The report, looking at the financial sustainability of schools, says that realistic budget cuts of 8 percent per pupil by the year 2020 look increasingly likely, if schools are to remain adequately funded.

School leaders are calling the figures the biggest real-terms reduction in budgets in a generation.

The report was commissioned by the independent audit group, and identified numerous cost categories that posed the biggest liabilities to school funding. These included staff pay rises, higher employer contributions to national insurance and the teachers’ pension scheme as examples of rising industry costs that are unsustainable.

The group also warned that the government’s promise to ring fence the education budget did not include ensuring funding would meet costs per pupil rising in line with inflation.

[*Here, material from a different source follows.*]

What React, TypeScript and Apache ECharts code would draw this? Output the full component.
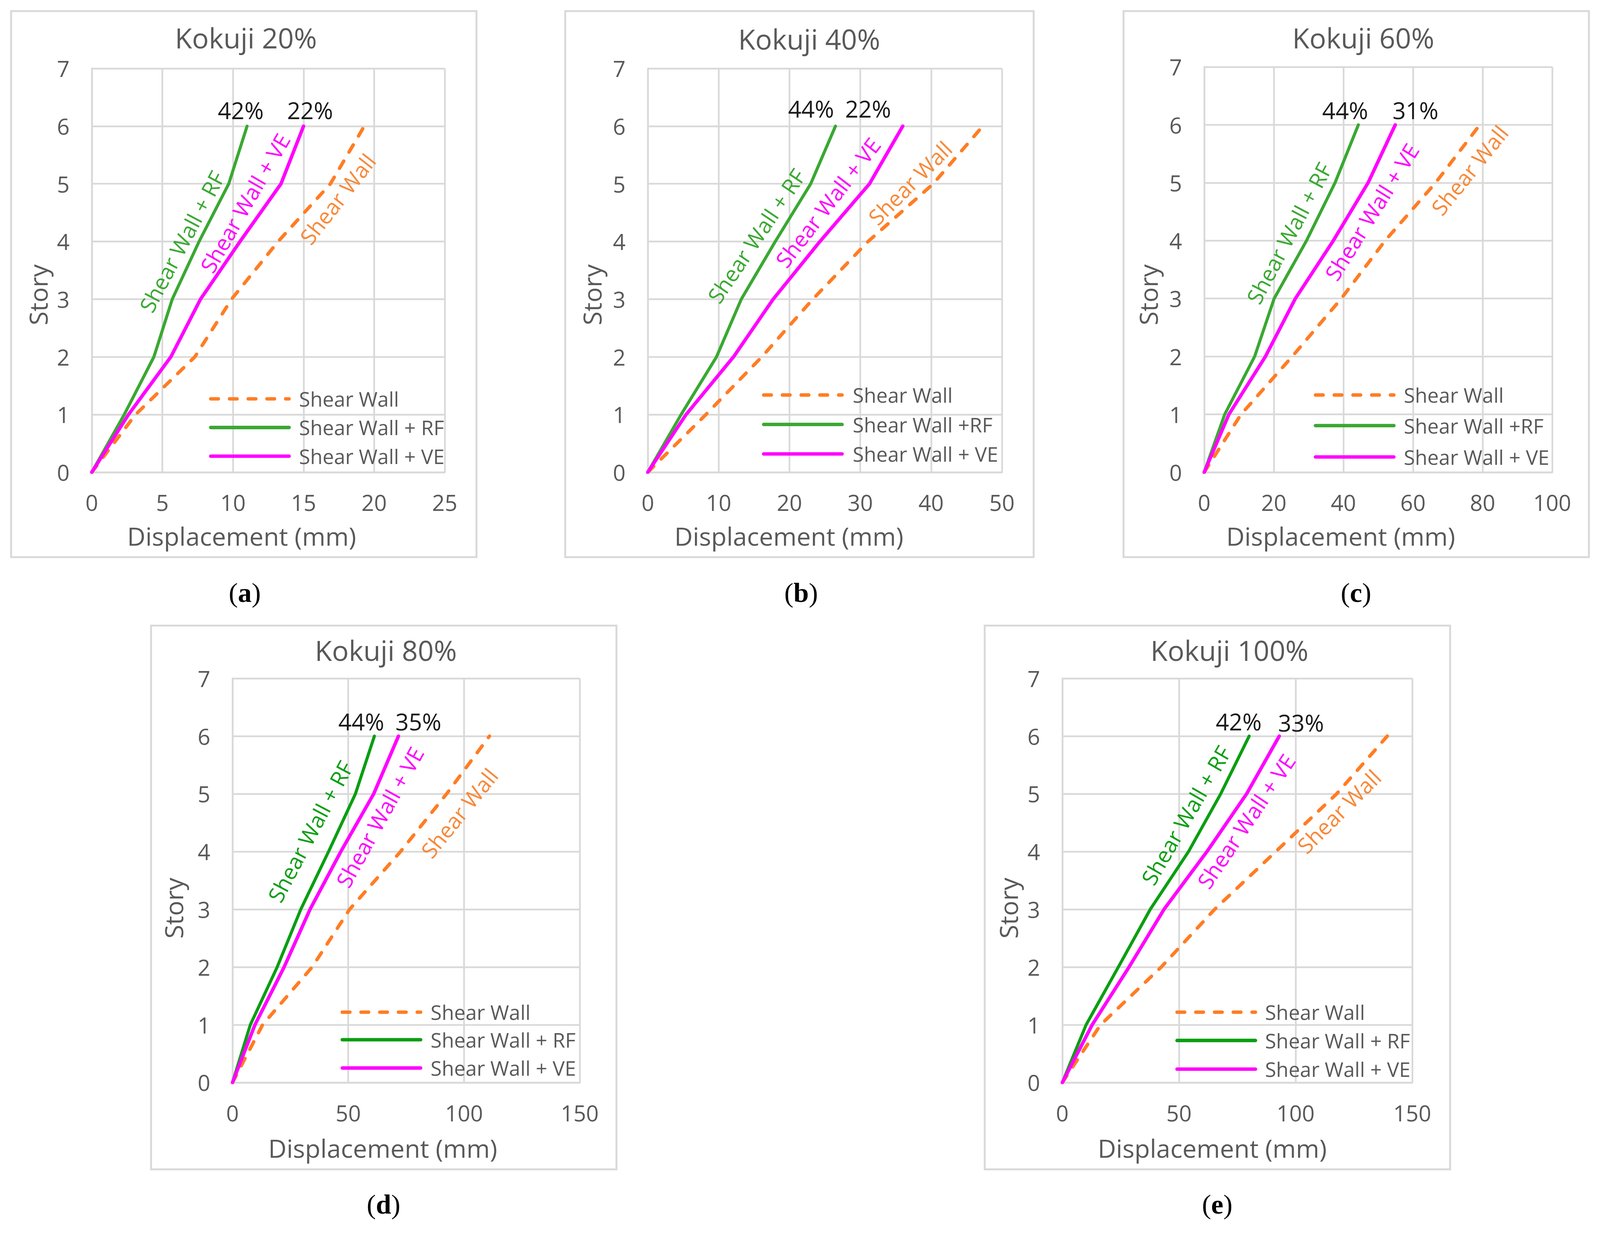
import React, { useEffect, useRef } from 'react';
import * as echarts from 'echarts';

const W = 4184;
const H = 3213;

// ---------- data ----------
const STORIES = [0, 1, 2, 3, 4, 5, 6];
const TITLES = ['Kokuji 20%', 'Kokuji 40%', 'Kokuji 60%', 'Kokuji 80%', 'Kokuji 100%'];
const TAGS = ['a', 'b', 'c', 'd', 'e'];
const X_MAX = [25, 50, 100, 150, 150];
const X_STEP = [5, 10, 20, 50, 50];

const swA = [0, 3.1, 7.3, 9.9, 13.2, 16.9, 19.3];
const rfA = [0, 2.3, 4.4, 5.7, 7.6, 9.7, 11.0];
const veA = [0, 2.6, 5.6, 7.7, 10.5, 13.4, 15.0];

const swB = [0, 8.2, 16.1, 23.3, 31.1, 40.3, 47.3];
const rfB = [0, 4.7, 9.7, 13.2, 18.0, 23.0, 26.5];
const veB = [0, 5.4, 12.1, 17.7, 24.3, 31.3, 36.0];

const swC = [0, 10.6, 25.3, 39.4, 52.0, 66.5, 79.2];
const rfC = [0, 5.9, 14.5, 20.1, 29.4, 37.6, 44.3];
const veC = [0, 7.1, 17.6, 26.2, 37.1, 47.1, 54.9];

const swD = [0, 13.0, 34.4, 50.6, 72.6, 92.5, 111.0];
const rfD = [0, 7.7, 19.3, 29.5, 41.5, 53.1, 61.3];
const veD = [0, 9.7, 22.3, 33.5, 46.8, 61.0, 71.7];

const swE = [0, 16.4, 42.4, 65.3, 91.5, 117.6, 139.3];
const rfE = [0, 10.2, 24.0, 37.7, 54.1, 67.9, 80.1];
const veE = [0, 12.8, 28.6, 43.6, 62.0, 79.0, 93.0];

const SW = [swA, swB, swC, swD, swE];
const RF = [rfA, rfB, rfC, rfD, rfE];
const VE = [veA, veB, veC, veD, veE];

const RF_PCT = ['42%', '44%', '44%', '44%', '42%'];
const VE_PCT = ['22%', '22%', '31%', '35%', '33%'];

const SERIES_NAMES = ['Shear Wall', 'Shear Wall + RF', 'Shear Wall + VE'];
const LEGEND_RF = ['Shear Wall + RF', 'Shear Wall +RF', 'Shear Wall +RF', 'Shear Wall + RF', 'Shear Wall + RF'];
const LEGEND_SW = 'Shear Wall';
const LEGEND_VE = 'Shear Wall + VE';

// ---------- layout / style ----------
const FONT = "'Open Sans', 'Noto Sans', sans-serif";
const GRAY = '#595959';
const GRID_GRAY = '#D9D9D9';
const ORANGE = '#FF7D24';
const ORANGE_TXT = '#F7893A';
const MAGENTA = '#FF00FF';
const GREENS = ['#3AA832', '#3AA832', '#3AA832', '#0A9E12', '#0A9E12'];

const GRIDS = [
  { left: 240, top: 179, width: 923, height: 1056 },
  { left: 1694, top: 179, width: 926, height: 1056 },
  { left: 3149, top: 175, width: 910, height: 1060 },
  { left: 608, top: 1774, width: 908, height: 1057 },
  { left: 2778, top: 1774, width: 915, height: 1057 },
];
const FRAMES = [
  { x: 29, y: 29, width: 1217, height: 1428 },
  { x: 1478, y: 29, width: 1225, height: 1428 },
  { x: 2938, y: 29, width: 1217, height: 1428 },
  { x: 395, y: 1636, width: 1217, height: 1422 },
  { x: 2575, y: 1636, width: 1217, height: 1422 },
];
const TITLE_POS = [[643, 99], [2116, 102], [3565, 99], [1009, 1700], [3215, 1700]];
const XNAME_POS = [[632, 1401], [2063, 1401], [3506, 1401], [1001, 3002], [3170, 3002]];
const YNAME_POS = [[99, 771], [1548, 771], [3002, 771], [454, 2375], [2636, 2375]];
const TAG_POS = [[640, 1550], [2095, 1550], [3546, 1550], [1003, 3149], [3183, 3149]];
const LEGEND_POS = [
  { lx: 547, tx: 782, rows: [1043, 1118, 1193] },
  { lx: 1993, tx: 2230, rows: [1033, 1110, 1187] },
  { lx: 3436, tx: 3671, rows: [1033, 1113, 1195] },
  { lx: 891, tx: 1126, rows: [2647, 2719, 2793] },
  { lx: 3074, tx: 3308, rows: [2647, 2721, 2796] },
];
// annotation anchors in data coordinates: [x, story, angle]
const LINE_LABELS = [
  { rf: [6.36, 4.0, 62], ve: [10.84, 4.67, 60], sw: [17.4, 4.74, 52], prf: [10.55, 6.28], pve: [15.46, 6.28] },
  { rf: [15.3, 4.1, 56], ve: [25.4, 4.68, 52.5], sw: [37.0, 5.02, 45], prf: [23.05, 6.31], pve: [31.1, 6.31] },
  { rf: [24.3, 4.13, 62], ve: [48.1, 4.5, 58], sw: [76.2, 5.22, 51], prf: [40.5, 6.26], pve: [60.7, 6.26] },
  { rf: [33.5, 4.35, 62], ve: [63.5, 4.6, 61], sw: [97.9, 4.67, 51], prf: [55.6, 6.26], pve: [80.3, 6.26] },
  { rf: [52.9, 4.63, 60], ve: [78.7, 4.53, 56], sw: [118.5, 4.7, 45], prf: [75.6, 6.26], pve: [102.3, 6.24] },
];

function buildOption() {
  const grid = GRIDS.map((g) => ({ ...g, containLabel: false }));
  const xAxis = GRIDS.map((_, p) => ({
    gridIndex: p,
    type: 'value',
    min: 0,
    max: X_MAX[p],
    interval: X_STEP[p],
    axisLine: { show: true, lineStyle: { color: GRID_GRAY, width: 4.5 } },
    axisTick: { show: false },
    axisLabel: { color: GRAY, fontSize: 58, fontFamily: FONT, margin: 50 },
    splitLine: { show: true, lineStyle: { color: GRID_GRAY, width: 4.5 } },
  }));
  const yAxis = GRIDS.map((_, p) => ({
    gridIndex: p,
    type: 'value',
    min: 0,
    max: 7,
    interval: 1,
    axisLine: { show: true, lineStyle: { color: GRID_GRAY, width: 4.5 } },
    axisTick: { show: false },
    axisLabel: { color: GRAY, fontSize: 58, fontFamily: FONT, margin: 58 },
    splitLine: { show: true, lineStyle: { color: GRID_GRAY, width: 4.5 } },
  }));
  const series: any[] = [];
  GRIDS.forEach((_, p) => {
    const sets = [SW[p], RF[p], VE[p]];
    const colors = [ORANGE, GREENS[p], MAGENTA];
    sets.forEach((vals, k) => {
      series.push({
        type: 'line',
        name: SERIES_NAMES[k],
        xAxisIndex: p,
        yAxisIndex: p,
        data: STORIES.map((s, i) => [vals[i], s]),
        symbol: 'none',
        showSymbol: false,
        lineStyle: {
          color: colors[k],
          width: k === 1 ? 8 : 9,
          type: k === 0 ? [22, 27] : 'solid',
          cap: 'round',
          join: 'round',
        },
        z: 3 + k,
      });
    });
  });
  return { animation: false, backgroundColor: '#ffffff', grid, xAxis, yAxis, series };
}

function txt(x: number, y: number, text: string, size: number, fill: string, extra: any = {}) {
  return {
    type: 'text',
    x,
    y,
    z: 50,
    silent: true,
    ...extra,
    style: {
      text,
      fill,
      fontSize: size,
      fontFamily: FONT,
      textAlign: 'center',
      textVerticalAlign: 'middle',
      align: 'center',
      verticalAlign: 'middle',
      ...(extra.style || {}),
    },
  };
}

function viewScale() {
  if (typeof window === 'undefined') return 1;
  const s = Math.min(window.innerWidth / W, window.innerHeight / H);
  return s > 0 ? s : 1;
}

export default function App() {
  const ref = useRef<HTMLDivElement>(null);
  const scale = viewScale();
  useEffect(() => {
    document.body.style.margin = '0';
    document.body.style.overflow = 'hidden';
    const chart = echarts.init(ref.current!, null, { renderer: 'svg', width: W, height: H });
    chart.setOption(buildOption());

    const g: any[] = [];
    GRIDS.forEach((_, p) => {
      const f = FRAMES[p];
      g.push({
        type: 'rect',
        z: 0,
        silent: true,
        shape: { x: f.x, y: f.y, width: f.width, height: f.height },
        style: { fill: 'rgba(0,0,0,0)', stroke: GRID_GRAY, lineWidth: 5 },
      });
      g.push(txt(TITLE_POS[p][0], TITLE_POS[p][1], TITLES[p], 73, GRAY));
      g.push(txt(XNAME_POS[p][0], XNAME_POS[p][1], 'Displacement (mm)', 66, GRAY));
      g.push(txt(YNAME_POS[p][0], YNAME_POS[p][1], 'Story', 66, GRAY, { rotation: Math.PI / 2 }));
      g.push({
        type: 'text',
        x: TAG_POS[p][0],
        y: TAG_POS[p][1],
        z: 50,
        style: {
          text: '{n|(}{b|' + TAGS[p] + '}{n|)}',
          textAlign: 'center',
          textVerticalAlign: 'middle',
          align: 'center',
          verticalAlign: 'middle',
          fill: '#000',
          rich: {
            n: { fontFamily: "'Liberation Serif', serif", fontSize: 72, fill: '#000', color: '#000' },
            b: { fontFamily: "'Liberation Serif', serif", fontSize: 72, fontWeight: 'bold', fill: '#000', color: '#000' },
          },
        },
      });
      // legend
      const L = LEGEND_POS[p];
      const items = [
        { name: LEGEND_SW, color: ORANGE, dash: [20, 29] },
        { name: LEGEND_RF[p], color: GREENS[p], dash: null },
        { name: LEGEND_VE, color: MAGENTA, dash: null },
      ];
      items.forEach((it, r) => {
        const y = L.rows[r];
        g.push({
          type: 'line',
          z: 40,
          silent: true,
          shape: { x1: L.lx + 4, y1: y, x2: L.lx + 209, y2: y },
          style: { stroke: it.color, lineWidth: 9, lineDash: it.dash || undefined, lineCap: 'round' },
        });
        g.push(txt(L.tx, y, it.name, 53, GRAY, { style: { textAlign: 'left', align: 'left' } }));
      });
      // line labels
      const A = LINE_LABELS[p];
      const lbl = [
        { pos: A.rf, text: SERIES_NAMES[1], color: GREENS[p] },
        { pos: A.ve, text: SERIES_NAMES[2], color: MAGENTA },
        { pos: A.sw, text: SERIES_NAMES[0], color: ORANGE_TXT },
      ];
      lbl.forEach((l) => {
        const px = chart.convertToPixel({ gridIndex: p } as any, [l.pos[0], l.pos[1]]) as number[];
        g.push(txt(px[0], px[1], l.text, 57, l.color, { rotation: (l.pos[2] * Math.PI) / 180 }));
      });
      const p1 = chart.convertToPixel({ gridIndex: p } as any, [A.prf[0], A.prf[1]]) as number[];
      const p2 = chart.convertToPixel({ gridIndex: p } as any, [A.pve[0], A.pve[1]]) as number[];
      g.push(txt(p1[0], p1[1], RF_PCT[p], 61, '#1A1A1A'));
      g.push(txt(p2[0], p2[1], VE_PCT[p], 61, '#1A1A1A'));
    });
    chart.setOption({ graphic: g });
    return () => chart.dispose();
  }, []);
  return (
    <div style={{ width: W * scale, height: H * scale, overflow: 'hidden' }}>
      <div
        ref={ref}
        style={{ width: W, height: H, transform: `scale(${scale})`, transformOrigin: '0 0' }}
      />
    </div>
  );
}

Shadow Education Secretary, Angela Rayner called the projections “an appalling indictment of Tory policies” that would surely lead to redundancies.

Commenting on the government’s suggestion that teachers could work ‘more efficiently’ to save money, Ms Rayner said:

 “I am not sure how teachers can be expected to work more efficiently – the government have got a bloomin’ cheek suggesting that.

The only conclusion I can come to is that these cuts will mean teachers are going to be made redundant, or that there is going to be a recruitment freeze, at a time when teachers are already leaving the profession in droves and we have a crisis in teacher recruitment and retention. This is really an appalling indictment of Tory policies.”

Publishing the NAO report, the Committee of Public Accounts said schools have been left uncertain about how much funding they will receive each year, with “growing financial pressure”, making it difficult for bodies to plan budgets effectively.

According to the NAO, it is expected that schools will make “efficiency savings through better procurement (estimated savings of £1.3bn)” and by “using their staff more efficiently (the balance of £1.7bn)”, prompting fears that recruitment cuts and job losses may be on the cards.

When questioned on this, a DfE spokesperson said the changes were not indicative of redundancies or job cuts.